_SHORT PROBLEM_
Within the material below, transcribe exactly the lines from the one holding "Rebuild this chart as a web page, using Chart.js." through the one holding "const izq = 23;", keeping both ends and skipping the rest.

_RECORDED INFORMATION_
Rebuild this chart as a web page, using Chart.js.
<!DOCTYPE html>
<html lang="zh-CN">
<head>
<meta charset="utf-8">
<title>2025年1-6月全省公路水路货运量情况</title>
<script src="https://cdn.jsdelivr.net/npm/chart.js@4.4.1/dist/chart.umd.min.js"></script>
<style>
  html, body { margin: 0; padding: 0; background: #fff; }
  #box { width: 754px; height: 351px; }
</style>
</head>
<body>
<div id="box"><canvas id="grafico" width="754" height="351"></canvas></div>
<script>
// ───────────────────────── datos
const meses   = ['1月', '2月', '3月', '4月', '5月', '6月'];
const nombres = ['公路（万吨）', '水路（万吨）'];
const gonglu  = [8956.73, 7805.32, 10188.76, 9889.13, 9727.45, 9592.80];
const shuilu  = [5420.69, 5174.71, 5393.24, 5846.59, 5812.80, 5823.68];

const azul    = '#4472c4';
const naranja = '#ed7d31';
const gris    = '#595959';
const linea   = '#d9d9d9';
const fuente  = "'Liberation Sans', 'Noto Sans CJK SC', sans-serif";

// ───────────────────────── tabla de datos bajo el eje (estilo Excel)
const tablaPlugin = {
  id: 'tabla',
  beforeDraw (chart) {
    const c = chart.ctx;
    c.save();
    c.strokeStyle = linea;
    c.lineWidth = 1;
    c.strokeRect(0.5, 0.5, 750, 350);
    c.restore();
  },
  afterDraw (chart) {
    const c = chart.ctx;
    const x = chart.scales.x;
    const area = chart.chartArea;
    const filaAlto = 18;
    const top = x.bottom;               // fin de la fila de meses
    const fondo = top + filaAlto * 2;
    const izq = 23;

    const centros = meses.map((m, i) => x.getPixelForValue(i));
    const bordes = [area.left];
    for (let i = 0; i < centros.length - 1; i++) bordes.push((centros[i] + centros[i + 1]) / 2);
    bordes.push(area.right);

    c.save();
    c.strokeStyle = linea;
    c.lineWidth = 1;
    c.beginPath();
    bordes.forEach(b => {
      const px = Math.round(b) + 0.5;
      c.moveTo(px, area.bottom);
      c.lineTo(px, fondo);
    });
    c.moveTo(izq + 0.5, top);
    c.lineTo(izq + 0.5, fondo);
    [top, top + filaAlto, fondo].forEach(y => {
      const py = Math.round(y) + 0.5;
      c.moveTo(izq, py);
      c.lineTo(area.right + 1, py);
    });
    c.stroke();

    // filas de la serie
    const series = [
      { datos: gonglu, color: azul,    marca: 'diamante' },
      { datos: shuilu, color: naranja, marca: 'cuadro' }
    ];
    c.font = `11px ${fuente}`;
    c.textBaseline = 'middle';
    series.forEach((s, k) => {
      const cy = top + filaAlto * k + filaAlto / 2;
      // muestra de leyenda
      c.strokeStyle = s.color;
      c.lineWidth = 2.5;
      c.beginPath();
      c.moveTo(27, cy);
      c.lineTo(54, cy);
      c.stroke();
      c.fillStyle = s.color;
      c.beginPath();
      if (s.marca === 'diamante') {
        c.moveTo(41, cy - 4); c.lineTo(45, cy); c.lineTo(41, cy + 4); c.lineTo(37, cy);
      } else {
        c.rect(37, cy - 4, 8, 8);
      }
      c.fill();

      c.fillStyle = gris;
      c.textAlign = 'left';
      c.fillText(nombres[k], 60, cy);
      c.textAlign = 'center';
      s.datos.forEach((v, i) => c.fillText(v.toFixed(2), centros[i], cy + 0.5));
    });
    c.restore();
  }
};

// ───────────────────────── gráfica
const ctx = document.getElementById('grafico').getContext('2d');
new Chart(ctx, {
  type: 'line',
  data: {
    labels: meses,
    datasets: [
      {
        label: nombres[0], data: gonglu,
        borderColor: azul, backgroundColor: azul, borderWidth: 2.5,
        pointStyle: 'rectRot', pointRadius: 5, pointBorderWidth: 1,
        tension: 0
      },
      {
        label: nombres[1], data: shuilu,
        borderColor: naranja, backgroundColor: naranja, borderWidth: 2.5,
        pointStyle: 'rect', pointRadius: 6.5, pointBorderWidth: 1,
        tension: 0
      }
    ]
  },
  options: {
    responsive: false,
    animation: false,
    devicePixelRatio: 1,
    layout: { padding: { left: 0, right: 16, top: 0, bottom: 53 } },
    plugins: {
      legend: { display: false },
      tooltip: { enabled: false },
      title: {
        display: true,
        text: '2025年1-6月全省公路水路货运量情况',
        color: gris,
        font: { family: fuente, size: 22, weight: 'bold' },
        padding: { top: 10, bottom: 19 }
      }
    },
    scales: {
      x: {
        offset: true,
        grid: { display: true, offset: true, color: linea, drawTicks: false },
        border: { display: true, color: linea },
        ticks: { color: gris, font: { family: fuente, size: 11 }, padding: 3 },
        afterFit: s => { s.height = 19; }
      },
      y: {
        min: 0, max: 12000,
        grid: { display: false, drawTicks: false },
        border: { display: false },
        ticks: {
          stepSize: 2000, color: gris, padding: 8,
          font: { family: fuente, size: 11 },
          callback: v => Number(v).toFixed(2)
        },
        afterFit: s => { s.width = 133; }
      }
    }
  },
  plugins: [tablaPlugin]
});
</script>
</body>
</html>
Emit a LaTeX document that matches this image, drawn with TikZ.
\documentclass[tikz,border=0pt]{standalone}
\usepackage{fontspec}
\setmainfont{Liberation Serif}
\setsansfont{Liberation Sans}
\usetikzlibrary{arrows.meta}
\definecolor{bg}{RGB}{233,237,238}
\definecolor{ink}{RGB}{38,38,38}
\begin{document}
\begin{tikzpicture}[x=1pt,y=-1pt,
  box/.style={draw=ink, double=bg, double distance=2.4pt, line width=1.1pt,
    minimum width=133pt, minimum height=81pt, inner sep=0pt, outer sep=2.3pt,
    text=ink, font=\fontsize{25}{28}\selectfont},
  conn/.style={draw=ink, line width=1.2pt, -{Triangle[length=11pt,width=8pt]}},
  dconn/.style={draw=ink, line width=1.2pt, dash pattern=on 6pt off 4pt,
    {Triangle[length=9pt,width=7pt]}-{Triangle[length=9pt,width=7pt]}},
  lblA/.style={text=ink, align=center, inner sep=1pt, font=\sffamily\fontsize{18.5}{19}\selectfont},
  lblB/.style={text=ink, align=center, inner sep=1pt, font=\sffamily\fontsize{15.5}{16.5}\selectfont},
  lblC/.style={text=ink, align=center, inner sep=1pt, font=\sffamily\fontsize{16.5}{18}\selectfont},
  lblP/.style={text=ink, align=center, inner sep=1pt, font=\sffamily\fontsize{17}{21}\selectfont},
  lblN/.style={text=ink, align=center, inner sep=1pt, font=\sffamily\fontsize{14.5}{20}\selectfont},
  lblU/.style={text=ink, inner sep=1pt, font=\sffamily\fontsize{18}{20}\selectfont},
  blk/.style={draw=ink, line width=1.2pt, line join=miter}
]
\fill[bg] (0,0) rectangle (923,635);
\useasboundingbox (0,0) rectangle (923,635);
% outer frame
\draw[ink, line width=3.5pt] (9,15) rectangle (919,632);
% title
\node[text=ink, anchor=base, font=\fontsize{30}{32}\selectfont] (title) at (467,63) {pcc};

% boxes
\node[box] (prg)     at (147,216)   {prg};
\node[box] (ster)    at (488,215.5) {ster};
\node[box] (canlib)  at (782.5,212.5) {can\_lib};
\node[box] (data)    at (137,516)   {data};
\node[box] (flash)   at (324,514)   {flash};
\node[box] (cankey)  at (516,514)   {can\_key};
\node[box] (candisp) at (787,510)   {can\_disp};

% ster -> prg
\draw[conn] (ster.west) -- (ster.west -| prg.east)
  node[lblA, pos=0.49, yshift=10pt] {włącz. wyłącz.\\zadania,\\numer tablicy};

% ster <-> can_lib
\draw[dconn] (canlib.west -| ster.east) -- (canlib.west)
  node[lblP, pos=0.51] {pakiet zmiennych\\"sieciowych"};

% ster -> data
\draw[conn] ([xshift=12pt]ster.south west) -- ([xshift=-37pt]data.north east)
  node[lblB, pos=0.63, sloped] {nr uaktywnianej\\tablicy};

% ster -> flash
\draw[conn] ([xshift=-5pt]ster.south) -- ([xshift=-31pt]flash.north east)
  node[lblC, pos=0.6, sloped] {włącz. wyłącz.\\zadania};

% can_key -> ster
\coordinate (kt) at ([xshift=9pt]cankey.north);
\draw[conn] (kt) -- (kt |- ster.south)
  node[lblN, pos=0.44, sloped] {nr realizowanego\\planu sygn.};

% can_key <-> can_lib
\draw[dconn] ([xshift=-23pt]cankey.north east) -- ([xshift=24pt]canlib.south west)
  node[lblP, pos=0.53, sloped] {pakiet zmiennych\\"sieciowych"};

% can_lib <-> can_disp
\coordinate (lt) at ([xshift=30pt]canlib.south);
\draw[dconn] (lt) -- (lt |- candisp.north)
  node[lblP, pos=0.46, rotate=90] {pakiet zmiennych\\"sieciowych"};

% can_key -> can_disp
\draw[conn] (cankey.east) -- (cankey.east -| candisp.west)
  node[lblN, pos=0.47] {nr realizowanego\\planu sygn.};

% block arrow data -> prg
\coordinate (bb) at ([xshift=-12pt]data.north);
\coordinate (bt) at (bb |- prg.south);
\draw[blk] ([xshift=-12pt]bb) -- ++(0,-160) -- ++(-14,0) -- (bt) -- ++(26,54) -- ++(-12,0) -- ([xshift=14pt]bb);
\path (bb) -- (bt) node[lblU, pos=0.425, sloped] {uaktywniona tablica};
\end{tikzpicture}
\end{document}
...
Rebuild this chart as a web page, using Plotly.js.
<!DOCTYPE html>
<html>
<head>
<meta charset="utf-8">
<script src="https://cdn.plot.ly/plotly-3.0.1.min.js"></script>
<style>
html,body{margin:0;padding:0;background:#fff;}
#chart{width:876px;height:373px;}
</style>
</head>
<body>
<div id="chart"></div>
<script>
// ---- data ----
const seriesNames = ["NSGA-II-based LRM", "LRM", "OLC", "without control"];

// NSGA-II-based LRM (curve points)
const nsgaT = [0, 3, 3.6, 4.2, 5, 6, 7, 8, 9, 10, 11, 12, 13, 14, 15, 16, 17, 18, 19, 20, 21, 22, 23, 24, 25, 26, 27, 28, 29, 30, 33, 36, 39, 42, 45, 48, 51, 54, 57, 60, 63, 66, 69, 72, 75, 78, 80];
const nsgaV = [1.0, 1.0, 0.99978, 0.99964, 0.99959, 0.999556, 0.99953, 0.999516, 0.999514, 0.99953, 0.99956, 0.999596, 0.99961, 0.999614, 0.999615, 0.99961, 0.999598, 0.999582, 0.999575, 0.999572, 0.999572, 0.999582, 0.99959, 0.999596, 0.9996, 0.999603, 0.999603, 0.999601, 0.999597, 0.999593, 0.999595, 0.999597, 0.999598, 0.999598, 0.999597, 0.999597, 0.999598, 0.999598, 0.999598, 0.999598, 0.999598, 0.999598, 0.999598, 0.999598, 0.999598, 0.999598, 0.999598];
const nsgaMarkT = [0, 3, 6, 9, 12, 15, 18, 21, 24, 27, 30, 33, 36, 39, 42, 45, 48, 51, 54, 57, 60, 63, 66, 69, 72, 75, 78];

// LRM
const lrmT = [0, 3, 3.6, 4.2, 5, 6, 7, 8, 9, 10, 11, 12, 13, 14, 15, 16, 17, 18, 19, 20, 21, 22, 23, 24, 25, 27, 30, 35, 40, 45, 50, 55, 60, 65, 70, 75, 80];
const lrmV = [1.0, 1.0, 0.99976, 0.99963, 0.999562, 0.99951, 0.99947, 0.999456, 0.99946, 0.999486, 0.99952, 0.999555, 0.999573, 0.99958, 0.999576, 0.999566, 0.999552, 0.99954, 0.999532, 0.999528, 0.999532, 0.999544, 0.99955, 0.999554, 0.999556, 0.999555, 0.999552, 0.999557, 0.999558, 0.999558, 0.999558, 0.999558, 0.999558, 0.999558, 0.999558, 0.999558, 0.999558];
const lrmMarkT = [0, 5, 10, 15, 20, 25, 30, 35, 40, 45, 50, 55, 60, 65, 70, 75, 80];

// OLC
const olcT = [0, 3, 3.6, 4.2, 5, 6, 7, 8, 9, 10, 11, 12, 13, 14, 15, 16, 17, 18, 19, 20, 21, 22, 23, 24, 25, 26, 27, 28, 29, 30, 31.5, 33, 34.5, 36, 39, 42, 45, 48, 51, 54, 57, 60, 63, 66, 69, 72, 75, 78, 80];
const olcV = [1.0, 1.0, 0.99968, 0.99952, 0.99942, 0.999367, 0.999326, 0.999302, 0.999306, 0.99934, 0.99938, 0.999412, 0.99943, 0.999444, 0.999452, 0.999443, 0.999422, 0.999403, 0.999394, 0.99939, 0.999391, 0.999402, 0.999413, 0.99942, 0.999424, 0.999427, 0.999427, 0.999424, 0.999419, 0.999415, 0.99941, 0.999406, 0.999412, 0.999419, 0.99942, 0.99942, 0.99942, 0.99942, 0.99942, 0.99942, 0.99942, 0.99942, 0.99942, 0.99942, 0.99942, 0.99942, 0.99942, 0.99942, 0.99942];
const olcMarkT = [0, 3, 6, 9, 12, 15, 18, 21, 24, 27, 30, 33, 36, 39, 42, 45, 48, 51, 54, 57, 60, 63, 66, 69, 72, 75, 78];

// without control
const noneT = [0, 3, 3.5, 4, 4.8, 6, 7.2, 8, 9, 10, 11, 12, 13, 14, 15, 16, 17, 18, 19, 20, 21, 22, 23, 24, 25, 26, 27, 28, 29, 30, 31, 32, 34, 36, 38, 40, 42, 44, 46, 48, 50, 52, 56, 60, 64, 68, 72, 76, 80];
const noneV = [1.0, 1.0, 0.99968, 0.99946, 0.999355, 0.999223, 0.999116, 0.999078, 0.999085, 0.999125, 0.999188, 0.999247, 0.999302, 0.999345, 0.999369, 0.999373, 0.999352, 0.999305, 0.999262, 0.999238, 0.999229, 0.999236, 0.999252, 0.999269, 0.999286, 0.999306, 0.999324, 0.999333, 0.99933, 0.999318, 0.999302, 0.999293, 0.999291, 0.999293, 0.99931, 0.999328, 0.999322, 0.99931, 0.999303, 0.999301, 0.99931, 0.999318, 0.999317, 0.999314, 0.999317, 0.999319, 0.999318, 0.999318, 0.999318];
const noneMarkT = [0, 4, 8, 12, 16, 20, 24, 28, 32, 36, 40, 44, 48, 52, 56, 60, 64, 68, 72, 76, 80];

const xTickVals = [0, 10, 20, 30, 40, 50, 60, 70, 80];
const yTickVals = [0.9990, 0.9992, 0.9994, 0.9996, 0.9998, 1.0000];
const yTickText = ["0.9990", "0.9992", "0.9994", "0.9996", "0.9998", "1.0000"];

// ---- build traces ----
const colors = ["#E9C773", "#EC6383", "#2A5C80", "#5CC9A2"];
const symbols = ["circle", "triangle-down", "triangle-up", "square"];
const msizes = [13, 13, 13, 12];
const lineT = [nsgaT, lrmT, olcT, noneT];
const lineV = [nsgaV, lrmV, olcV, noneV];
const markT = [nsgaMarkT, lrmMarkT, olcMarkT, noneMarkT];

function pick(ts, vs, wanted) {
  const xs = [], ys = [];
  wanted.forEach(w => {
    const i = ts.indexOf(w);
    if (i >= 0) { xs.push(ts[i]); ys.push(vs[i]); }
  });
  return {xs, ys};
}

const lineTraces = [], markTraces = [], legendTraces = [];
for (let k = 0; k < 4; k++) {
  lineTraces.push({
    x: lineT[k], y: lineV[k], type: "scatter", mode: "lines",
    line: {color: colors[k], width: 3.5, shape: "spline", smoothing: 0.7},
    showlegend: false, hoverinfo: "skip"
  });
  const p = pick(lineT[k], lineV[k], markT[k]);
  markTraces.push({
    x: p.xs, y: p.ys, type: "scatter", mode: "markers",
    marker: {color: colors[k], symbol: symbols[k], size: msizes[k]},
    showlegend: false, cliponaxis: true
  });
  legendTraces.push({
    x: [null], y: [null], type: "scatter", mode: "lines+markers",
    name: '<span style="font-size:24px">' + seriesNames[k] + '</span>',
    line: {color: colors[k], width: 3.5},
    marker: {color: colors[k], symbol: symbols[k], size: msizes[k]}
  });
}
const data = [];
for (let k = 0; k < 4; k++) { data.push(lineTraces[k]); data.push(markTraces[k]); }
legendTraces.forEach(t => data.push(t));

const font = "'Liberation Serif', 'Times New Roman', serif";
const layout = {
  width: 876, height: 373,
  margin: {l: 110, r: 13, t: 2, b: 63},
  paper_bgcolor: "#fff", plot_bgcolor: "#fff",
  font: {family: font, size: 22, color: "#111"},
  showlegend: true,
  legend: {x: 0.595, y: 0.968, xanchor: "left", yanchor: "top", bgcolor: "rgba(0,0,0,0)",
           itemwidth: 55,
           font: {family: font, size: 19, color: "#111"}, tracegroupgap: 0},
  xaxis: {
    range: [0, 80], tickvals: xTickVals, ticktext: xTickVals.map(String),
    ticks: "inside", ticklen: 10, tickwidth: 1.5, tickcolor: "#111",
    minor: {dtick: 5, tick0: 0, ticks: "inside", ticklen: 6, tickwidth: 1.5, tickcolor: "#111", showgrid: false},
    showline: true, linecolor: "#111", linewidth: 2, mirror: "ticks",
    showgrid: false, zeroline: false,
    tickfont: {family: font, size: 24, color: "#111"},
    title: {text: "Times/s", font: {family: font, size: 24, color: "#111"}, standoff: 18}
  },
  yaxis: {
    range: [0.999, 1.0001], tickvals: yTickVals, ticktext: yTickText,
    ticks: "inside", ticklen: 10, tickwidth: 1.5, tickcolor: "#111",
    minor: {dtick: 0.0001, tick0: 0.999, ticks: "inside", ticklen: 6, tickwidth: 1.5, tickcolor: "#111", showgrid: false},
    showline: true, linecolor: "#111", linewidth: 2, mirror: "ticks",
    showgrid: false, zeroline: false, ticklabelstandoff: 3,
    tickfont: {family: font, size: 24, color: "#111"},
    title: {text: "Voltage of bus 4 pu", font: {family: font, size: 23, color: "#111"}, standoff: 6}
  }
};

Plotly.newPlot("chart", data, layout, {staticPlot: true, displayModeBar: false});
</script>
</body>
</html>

_OUTPUT OF THE EXERCISE_
Rebuild this chart as a web page, using Chart.js.
<!DOCTYPE html>
<html lang="zh-CN">
<head>
<meta charset="utf-8">
<title>2025年1-6月全省公路水路货运量情况</title>
<script src="https://cdn.jsdelivr.net/npm/chart.js@4.4.1/dist/chart.umd.min.js"></script>
<style>
  html, body { margin: 0; padding: 0; background: #fff; }
  #box { width: 754px; height: 351px; }
</style>
</head>
<body>
<div id="box"><canvas id="grafico" width="754" height="351"></canvas></div>
<script>
// ───────────────────────── datos
const meses   = ['1月', '2月', '3月', '4月', '5月', '6月'];
const nombres = ['公路（万吨）', '水路（万吨）'];
const gonglu  = [8956.73, 7805.32, 10188.76, 9889.13, 9727.45, 9592.80];
const shuilu  = [5420.69, 5174.71, 5393.24, 5846.59, 5812.80, 5823.68];

const azul    = '#4472c4';
const naranja = '#ed7d31';
const gris    = '#595959';
const linea   = '#d9d9d9';
const fuente  = "'Liberation Sans', 'Noto Sans CJK SC', sans-serif";

// ───────────────────────── tabla de datos bajo el eje (estilo Excel)
const tablaPlugin = {
  id: 'tabla',
  beforeDraw (chart) {
    const c = chart.ctx;
    c.save();
    c.strokeStyle = linea;
    c.lineWidth = 1;
    c.strokeRect(0.5, 0.5, 750, 350);
    c.restore();
  },
  afterDraw (chart) {
    const c = chart.ctx;
    const x = chart.scales.x;
    const area = chart.chartArea;
    const filaAlto = 18;
    const top = x.bottom;               // fin de la fila de meses
    const fondo = top + filaAlto * 2;
    const izq = 23;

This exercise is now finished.